The development of the centre was structured into three stages:

1978 – 1989: This stage was characterised by the development of standards for the information provided by national parliaments. In addition, working structures were developed; a correspondent was appointed in each national parliament; and working groups for the various fields of activities of parliamentary administration were developed.

1990 – 1996: During this stage the new democracies of Central and Eastern Europe were subsumed into the work of the centre; Electronic Data Processing was intensified in the national parliaments; parliamentary homepages were created.

1997 – 2009: This period saw an unprecedented growth in reciprocal enquiries, reflecting increased cooperation between national parliaments.
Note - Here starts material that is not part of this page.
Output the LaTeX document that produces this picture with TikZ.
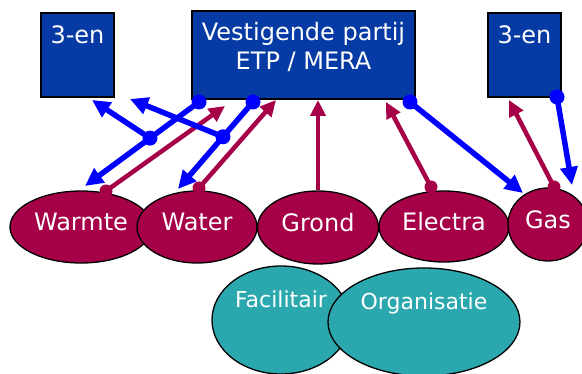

A comprehensive seminar program was provided for the members of staff of the national parliaments. In May 2006 new statutes were accepted by the secretaries general at the European Conference of Presidents of Parliaments in Tallinn.

Four areas within the centre's remit, each overseen by one correspondent, are of special importance for inter-parliamentary exchange:
- Parliamentary practice and parliamentary procedures
- Information and communication technology
- Libraries, research services and archives
- Economic research.
Although the centre's homepage has been fundamentally revised, access will remain restricted to members of the ECPRD.